Is it well known, and easy to prove, that if we define the norm of $L^p$ with $p<1$ in the usual way, $ \| \cdot \|_{L^p} $ is not actually a norm because it does not satisfy subadditivity. At the same time, if there is a linear functional $l$ that satisfies $$|l(f)| \le M \|f\|_{L^p} $$ for all $f \in L^p$ and some $M > 0$, then $l=0$.

I wonder whether it is generally true that with a quasi-norm $\mathcal{N}$, which violates subadditivity, the only bounded linear functionals is trivial (if we pretend $\mathcal{N}$ is a norm).

In particular, I have the following example in mind (from Exercise 15 in Chapter 2 of Stein and Shakarchi's Functional Analysis).

Consider the weak-type space, consisting of all functions $f$ for which $m(\{ x : |f(x)| > \alpha \}) \leq \frac{A}{\alpha}$ for some $A$ and all $\alpha > 0$. One might hope to define a norm on this space by taking the “norm” of $f$ to be the least $A$ for which the above inequality holds.
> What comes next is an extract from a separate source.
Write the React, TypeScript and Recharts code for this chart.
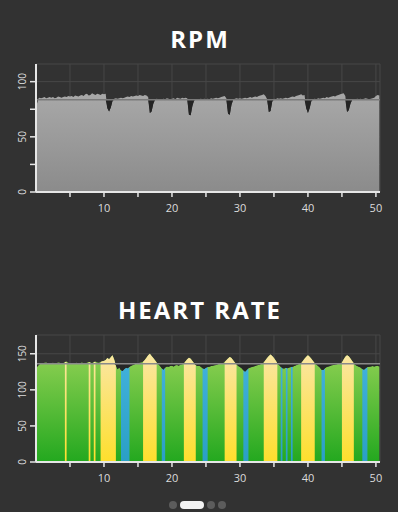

Denote this quantity by $\mathcal{N}(f)$.

We can show that $\mathcal{N}(f)$ is not a genuine norm because it does not satisfy subadditivity through the following example.

The function $f(x) = 1/ | x |$ has $\mathcal{N}(f) = 2$. But if $f_N = \frac{1}{N} [f(x + 1) + f(x + 2) + \cdots + f(x + N)]$, then $\mathcal{N}(f_N) \ge c \log N$.
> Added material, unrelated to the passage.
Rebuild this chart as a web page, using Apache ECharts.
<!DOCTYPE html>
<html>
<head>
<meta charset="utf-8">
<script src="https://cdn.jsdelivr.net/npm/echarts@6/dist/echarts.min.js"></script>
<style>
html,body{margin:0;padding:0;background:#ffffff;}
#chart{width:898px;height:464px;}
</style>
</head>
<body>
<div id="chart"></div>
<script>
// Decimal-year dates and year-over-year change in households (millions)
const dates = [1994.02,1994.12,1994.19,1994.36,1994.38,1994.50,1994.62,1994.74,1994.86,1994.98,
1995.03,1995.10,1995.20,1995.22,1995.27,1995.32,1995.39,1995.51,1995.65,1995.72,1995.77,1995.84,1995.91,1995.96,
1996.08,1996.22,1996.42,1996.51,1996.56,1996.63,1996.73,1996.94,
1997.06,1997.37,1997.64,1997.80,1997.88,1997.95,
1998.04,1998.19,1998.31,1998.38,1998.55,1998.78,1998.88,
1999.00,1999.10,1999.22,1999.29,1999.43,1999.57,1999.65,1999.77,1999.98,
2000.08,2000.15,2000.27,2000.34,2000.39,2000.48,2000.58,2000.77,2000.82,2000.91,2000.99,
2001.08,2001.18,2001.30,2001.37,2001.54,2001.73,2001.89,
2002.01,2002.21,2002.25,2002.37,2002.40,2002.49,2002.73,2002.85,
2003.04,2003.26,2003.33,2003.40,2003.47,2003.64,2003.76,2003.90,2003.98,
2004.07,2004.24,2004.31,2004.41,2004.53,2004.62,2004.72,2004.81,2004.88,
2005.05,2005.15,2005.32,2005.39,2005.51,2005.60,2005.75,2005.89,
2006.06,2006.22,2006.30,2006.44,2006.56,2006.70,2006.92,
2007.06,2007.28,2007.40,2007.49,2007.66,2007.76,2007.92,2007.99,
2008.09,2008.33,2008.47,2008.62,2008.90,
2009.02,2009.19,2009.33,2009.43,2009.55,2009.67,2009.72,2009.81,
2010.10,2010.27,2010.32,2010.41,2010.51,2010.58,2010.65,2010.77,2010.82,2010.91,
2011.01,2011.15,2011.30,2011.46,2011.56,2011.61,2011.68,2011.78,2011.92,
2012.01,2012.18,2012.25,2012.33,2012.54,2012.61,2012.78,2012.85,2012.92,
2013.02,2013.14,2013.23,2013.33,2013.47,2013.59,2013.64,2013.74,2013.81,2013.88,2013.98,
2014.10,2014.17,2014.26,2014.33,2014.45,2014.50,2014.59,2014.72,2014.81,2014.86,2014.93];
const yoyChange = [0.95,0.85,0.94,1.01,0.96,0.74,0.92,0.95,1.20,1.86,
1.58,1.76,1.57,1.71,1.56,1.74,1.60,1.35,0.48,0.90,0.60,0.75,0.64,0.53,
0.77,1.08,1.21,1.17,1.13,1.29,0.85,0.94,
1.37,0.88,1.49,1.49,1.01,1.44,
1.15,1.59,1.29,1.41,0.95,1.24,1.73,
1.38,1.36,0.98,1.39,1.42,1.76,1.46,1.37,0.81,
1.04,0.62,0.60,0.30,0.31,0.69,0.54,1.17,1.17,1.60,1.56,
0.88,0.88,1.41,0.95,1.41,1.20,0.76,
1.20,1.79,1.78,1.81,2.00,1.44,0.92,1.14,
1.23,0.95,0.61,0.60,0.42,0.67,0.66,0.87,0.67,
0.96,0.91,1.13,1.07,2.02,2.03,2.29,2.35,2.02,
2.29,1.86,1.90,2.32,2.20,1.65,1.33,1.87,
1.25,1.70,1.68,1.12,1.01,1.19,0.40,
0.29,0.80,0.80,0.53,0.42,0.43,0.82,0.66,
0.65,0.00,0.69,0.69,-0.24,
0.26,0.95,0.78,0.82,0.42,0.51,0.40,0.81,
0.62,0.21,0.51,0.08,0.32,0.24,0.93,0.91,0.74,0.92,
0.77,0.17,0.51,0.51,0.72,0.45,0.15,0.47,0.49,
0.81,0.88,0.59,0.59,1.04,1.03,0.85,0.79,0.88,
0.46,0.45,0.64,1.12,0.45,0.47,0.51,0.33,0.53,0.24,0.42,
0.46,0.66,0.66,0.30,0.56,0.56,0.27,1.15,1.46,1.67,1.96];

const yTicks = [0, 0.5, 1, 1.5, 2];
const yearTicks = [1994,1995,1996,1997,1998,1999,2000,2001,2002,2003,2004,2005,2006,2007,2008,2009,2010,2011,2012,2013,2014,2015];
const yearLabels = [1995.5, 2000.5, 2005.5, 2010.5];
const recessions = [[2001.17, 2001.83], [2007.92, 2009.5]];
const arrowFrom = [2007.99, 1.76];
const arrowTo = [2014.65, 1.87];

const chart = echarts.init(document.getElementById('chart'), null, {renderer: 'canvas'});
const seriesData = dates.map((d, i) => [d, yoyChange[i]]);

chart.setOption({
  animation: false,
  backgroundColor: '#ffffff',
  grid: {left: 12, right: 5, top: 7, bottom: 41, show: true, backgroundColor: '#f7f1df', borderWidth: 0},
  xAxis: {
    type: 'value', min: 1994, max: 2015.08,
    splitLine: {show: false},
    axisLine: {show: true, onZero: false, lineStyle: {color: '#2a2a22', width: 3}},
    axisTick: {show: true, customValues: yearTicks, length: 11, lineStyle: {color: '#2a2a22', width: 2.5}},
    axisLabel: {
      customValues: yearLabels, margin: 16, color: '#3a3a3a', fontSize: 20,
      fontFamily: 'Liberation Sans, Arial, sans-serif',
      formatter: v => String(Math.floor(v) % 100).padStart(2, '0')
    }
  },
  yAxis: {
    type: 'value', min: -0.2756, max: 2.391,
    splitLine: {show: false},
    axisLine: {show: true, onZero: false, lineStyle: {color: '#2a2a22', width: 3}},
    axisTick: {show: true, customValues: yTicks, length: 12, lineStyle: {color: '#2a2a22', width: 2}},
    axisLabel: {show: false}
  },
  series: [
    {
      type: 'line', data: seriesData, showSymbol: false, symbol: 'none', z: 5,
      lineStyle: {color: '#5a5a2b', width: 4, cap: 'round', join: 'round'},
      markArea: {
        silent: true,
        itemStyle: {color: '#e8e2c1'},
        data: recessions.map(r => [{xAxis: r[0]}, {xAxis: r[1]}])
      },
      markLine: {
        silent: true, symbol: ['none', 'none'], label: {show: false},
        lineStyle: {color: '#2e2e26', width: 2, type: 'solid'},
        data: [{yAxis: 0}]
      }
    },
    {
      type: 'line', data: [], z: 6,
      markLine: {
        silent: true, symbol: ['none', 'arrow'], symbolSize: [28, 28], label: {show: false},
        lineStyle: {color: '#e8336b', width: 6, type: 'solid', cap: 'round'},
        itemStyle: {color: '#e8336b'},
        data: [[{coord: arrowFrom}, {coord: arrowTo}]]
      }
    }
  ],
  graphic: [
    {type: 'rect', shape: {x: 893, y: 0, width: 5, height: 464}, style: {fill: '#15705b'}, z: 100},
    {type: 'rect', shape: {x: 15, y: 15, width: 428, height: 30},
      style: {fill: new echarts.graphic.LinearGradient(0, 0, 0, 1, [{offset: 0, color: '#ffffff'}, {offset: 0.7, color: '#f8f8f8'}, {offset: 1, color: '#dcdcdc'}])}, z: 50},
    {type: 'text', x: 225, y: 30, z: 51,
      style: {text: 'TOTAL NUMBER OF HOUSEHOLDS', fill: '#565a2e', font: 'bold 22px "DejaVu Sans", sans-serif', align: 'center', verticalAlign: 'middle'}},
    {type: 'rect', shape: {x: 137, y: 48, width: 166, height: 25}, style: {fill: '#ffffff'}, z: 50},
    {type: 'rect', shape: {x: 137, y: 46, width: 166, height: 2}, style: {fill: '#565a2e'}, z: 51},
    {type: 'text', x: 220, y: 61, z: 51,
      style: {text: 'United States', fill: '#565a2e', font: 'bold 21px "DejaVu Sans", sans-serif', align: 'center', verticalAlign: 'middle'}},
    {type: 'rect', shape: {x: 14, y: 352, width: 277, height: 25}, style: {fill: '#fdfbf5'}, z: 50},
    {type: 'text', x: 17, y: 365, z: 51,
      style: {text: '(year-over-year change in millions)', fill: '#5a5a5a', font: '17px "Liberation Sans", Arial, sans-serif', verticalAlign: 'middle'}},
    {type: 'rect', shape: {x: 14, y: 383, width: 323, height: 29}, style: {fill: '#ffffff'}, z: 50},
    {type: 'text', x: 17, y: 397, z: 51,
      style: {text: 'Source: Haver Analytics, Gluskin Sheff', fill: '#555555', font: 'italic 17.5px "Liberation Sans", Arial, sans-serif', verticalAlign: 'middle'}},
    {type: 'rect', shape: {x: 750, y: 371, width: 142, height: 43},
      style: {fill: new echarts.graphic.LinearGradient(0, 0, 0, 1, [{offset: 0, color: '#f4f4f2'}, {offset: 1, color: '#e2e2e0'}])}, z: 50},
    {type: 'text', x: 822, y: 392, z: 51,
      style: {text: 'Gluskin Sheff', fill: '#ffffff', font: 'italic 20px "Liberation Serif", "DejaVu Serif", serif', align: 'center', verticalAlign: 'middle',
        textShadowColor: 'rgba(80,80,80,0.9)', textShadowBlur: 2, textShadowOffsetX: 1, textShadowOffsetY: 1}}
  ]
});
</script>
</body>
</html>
The textbook also claims that this space has no non-trivial bounded linear functionals.

Answer 1

The answer to the OP is no, it is not true in general. The key issue is local convexity.

In the context of the OP's posting, a quasi-metric space $X$ is a non empty set $X$ along with a function $\rho:X\times X\rightarrow[0,\infty)$ such that

1. $\rho(x,y)=0$ iff $x=y$,
2. $\rho(x,y)=\rho(y,x)$ for all $x,y\in X$,
3. there is $K\geq1$ with $\rho(x,y)\leq K(\rho(x,z)+\rho(z,y))$ for all $x,y,z\in X$. When $X$ is a vector space with a quasi-metric $\rho$ that is translation invariant ($\rho(x_z,y+z)=\rho(x,y)$ for all $x,y,x\in X$), and homogenous ($\rho(cx,cy)=|c|\rho(x,y)$ for all $x,y\in X$ and $c\in\mathbb{F}$) quasi metric, then $\rho$ is a quasi-norm and $(X,\rho)$ a quasi-normed space.
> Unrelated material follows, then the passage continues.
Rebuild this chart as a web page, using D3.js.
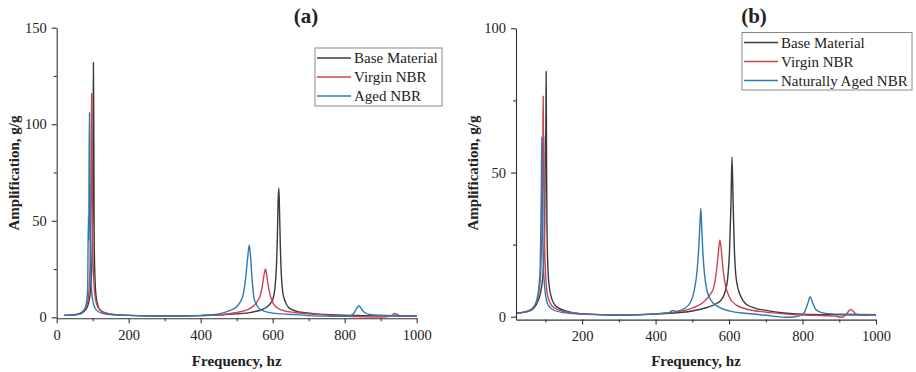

The quasi-metric $\rho$ induces a topology $\tau(\rho)$ on $X$ which can be construct by uniformities: The sets $U_r=\{(x,y): \rho(x,y)<r\}$ form a basis for a uniformity; in fact the collection $U_{1/n}$, $n\in\mathbb{N}$, is a countable basis for the uniformity, and so $(X,\tau(\rho))$ is metrizable (see, Kelly, J. General Topology, Springer-Verlag, chapter 6).

A more direct result by Macías-Segovia and later by Aimar, Jaffei and Nitti (see Paluszynski, M and Stempak, P., On quasi-metric and metric spaces, Proceedings of the AMS, Vol 137, 12, 2009, pp. 4307-4312) states that

Proposition: If $(X,\rho)$ is a quasi-metric (resp. quais-normed) space, then there is $0<p\leq1$ ($p=\tfrac{\log(2)}{\log(2K)}$) and a metric (resp. norm) $d_p$ on $X$ such that $\tilde{\rho}:=d^{1/p}$ is a quai-metric (resp. quasi-norm) on $X$ equivalent to $\rho$ (i.e., $c\rho\leq\tilde{\rho}\leq d\rho$ for constants $c,d>0$); furthermore, $$\tilde{\rho}(x,y)\leq \Big(\tilde{\rho}^p(x,z)+\tilde{\rho}^p(z,y)\Big)^{1/p},\qquad x,y,z\in X$$

It is clear that the topology induced by the quasi-metric $\rho$ and the metric $d_p$ are the same.

If $X$ is a quasi-normed vector space, ans $d_p$ is complete, the $(X,d_p)$ is an $F$-space. Examples of this situation are already mentioned by the OP: $L_p(X,\mathscr{F},\mu)$ for $0<p<1$ with $\rho(x)=\|x\|_p$ and $L^{\infty,p}(\mathbb{R},\mathscr{B}(\mathbb{R}),m)$ ($m$ Lebeusge measure on the line with $\rho(x)=\sup_{t>0}\{t m^{1/p}(|x|>t))$ with $0<p\leq 1$. These spaces are not normable (there is no norm equivalent to $d_p$) since $L_p$ ($0<p<1$ ) is not (in general) locally convex, and neither is $L^{\infty,1}(\mathbb{R})$. Hence their dual spaces are trivial.

This is in contrast to $L_p(\mu)$ with $p\geq1$ or $L^{\infty,p}(\mu)$ with $p>1$. The former is already a complete normed space; the later has a norm $\newcommand\vertiii[1]{{\left\vert\kern-0.25ex\left\vert\kern-0.25ex\left\vert #1 \right\vert\kern-0.25ex\right\vert\kern-0.25ex\right\vert}} \vertiii{\;}_p$ that is equivalent to the quasi-norm $[\;]_p$ (see this posting for example).